— start of DATASET SECTION —

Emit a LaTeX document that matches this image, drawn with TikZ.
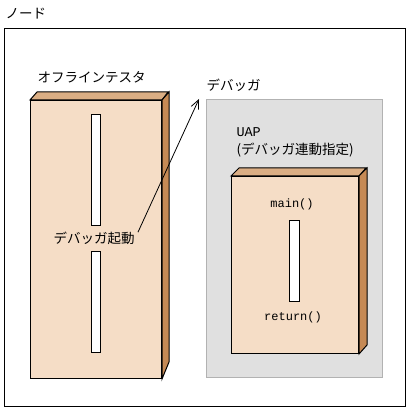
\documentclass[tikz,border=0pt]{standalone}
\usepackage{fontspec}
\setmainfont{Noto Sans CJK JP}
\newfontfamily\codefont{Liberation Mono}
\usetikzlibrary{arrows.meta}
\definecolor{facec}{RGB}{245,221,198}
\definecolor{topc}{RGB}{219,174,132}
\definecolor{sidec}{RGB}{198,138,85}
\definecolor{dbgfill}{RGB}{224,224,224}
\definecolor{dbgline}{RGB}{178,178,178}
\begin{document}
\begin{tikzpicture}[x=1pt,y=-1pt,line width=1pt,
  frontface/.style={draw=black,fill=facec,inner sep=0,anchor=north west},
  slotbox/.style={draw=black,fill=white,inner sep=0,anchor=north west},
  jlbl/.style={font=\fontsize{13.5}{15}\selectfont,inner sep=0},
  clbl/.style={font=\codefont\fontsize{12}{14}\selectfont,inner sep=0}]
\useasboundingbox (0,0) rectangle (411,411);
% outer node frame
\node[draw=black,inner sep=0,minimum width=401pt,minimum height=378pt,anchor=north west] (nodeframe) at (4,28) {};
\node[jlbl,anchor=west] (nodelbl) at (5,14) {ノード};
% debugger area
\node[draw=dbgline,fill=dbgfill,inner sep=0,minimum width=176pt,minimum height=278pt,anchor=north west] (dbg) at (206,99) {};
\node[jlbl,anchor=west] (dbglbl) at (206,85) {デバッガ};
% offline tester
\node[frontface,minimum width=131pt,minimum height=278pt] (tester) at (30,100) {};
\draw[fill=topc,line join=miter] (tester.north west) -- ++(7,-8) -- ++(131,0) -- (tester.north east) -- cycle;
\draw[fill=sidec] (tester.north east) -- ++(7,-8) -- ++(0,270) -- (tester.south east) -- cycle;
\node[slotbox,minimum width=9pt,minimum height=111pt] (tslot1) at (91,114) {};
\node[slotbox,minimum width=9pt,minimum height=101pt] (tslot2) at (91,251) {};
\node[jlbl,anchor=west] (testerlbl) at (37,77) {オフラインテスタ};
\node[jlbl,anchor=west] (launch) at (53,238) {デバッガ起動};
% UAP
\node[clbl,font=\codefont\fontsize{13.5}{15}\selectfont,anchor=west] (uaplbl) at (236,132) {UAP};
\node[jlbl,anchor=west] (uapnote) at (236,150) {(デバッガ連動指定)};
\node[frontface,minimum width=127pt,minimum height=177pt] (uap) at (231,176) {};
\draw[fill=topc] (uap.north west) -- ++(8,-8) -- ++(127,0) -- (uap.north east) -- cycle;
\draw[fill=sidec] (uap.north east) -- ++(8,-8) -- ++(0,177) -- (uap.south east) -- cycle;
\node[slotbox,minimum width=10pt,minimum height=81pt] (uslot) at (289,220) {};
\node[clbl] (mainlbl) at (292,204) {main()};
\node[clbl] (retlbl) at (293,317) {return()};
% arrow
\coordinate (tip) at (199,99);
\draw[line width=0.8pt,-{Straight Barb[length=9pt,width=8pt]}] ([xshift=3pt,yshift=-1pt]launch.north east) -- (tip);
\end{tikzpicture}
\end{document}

— end of DATASET SECTION —

DIRECTIVE: Repeat the data exactly, dropping every picture it holds.

RESULT:
Emit a LaTeX document that matches this image, drawn with TikZ.
\documentclass[tikz,border=0pt]{standalone}
\usepackage{fontspec}
\setmainfont{Noto Sans CJK JP}
\newfontfamily\codefont{Liberation Mono}
\usetikzlibrary{arrows.meta}
\definecolor{facec}{RGB}{245,221,198}
\definecolor{topc}{RGB}{219,174,132}
\definecolor{sidec}{RGB}{198,138,85}
\definecolor{dbgfill}{RGB}{224,224,224}
\definecolor{dbgline}{RGB}{178,178,178}
\begin{document}
\begin{tikzpicture}[x=1pt,y=-1pt,line width=1pt,
  frontface/.style={draw=black,fill=facec,inner sep=0,anchor=north west},
  slotbox/.style={draw=black,fill=white,inner sep=0,anchor=north west},
  jlbl/.style={font=\fontsize{13.5}{15}\selectfont,inner sep=0},
  clbl/.style={font=\codefont\fontsize{12}{14}\selectfont,inner sep=0}]
\useasboundingbox (0,0) rectangle (411,411);
% outer node frame
\node[draw=black,inner sep=0,minimum width=401pt,minimum height=378pt,anchor=north west] (nodeframe) at (4,28) {};
\node[jlbl,anchor=west] (nodelbl) at (5,14) {ノード};
% debugger area
\node[draw=dbgline,fill=dbgfill,inner sep=0,minimum width=176pt,minimum height=278pt,anchor=north west] (dbg) at (206,99) {};
\node[jlbl,anchor=west] (dbglbl) at (206,85) {デバッガ};
% offline tester
\node[frontface,minimum width=131pt,minimum height=278pt] (tester) at (30,100) {};
\draw[fill=topc,line join=miter] (tester.north west) -- ++(7,-8) -- ++(131,0) -- (tester.north east) -- cycle;
\draw[fill=sidec] (tester.north east) -- ++(7,-8) -- ++(0,270) -- (tester.south east) -- cycle;
\node[slotbox,minimum width=9pt,minimum height=111pt] (tslot1) at (91,114) {};
\node[slotbox,minimum width=9pt,minimum height=101pt] (tslot2) at (91,251) {};
\node[jlbl,anchor=west] (testerlbl) at (37,77) {オフラインテスタ};
\node[jlbl,anchor=west] (launch) at (53,238) {デバッガ起動};
% UAP
\node[clbl,font=\codefont\fontsize{13.5}{15}\selectfont,anchor=west] (uaplbl) at (236,132) {UAP};
\node[jlbl,anchor=west] (uapnote) at (236,150) {(デバッガ連動指定)};
\node[frontface,minimum width=127pt,minimum height=177pt] (uap) at (231,176) {};
\draw[fill=topc] (uap.north west) -- ++(8,-8) -- ++(127,0) -- (uap.north east) -- cycle;
\draw[fill=sidec] (uap.north east) -- ++(8,-8) -- ++(0,177) -- (uap.south east) -- cycle;
\node[slotbox,minimum width=10pt,minimum height=81pt] (uslot) at (289,220) {};
\node[clbl] (mainlbl) at (292,204) {main()};
\node[clbl] (retlbl) at (293,317) {return()};
% arrow
\coordinate (tip) at (199,99);
\draw[line width=0.8pt,-{Straight Barb[length=9pt,width=8pt]}] ([xshift=3pt,yshift=-1pt]launch.north east) -- (tip);
\end{tikzpicture}
\end{document}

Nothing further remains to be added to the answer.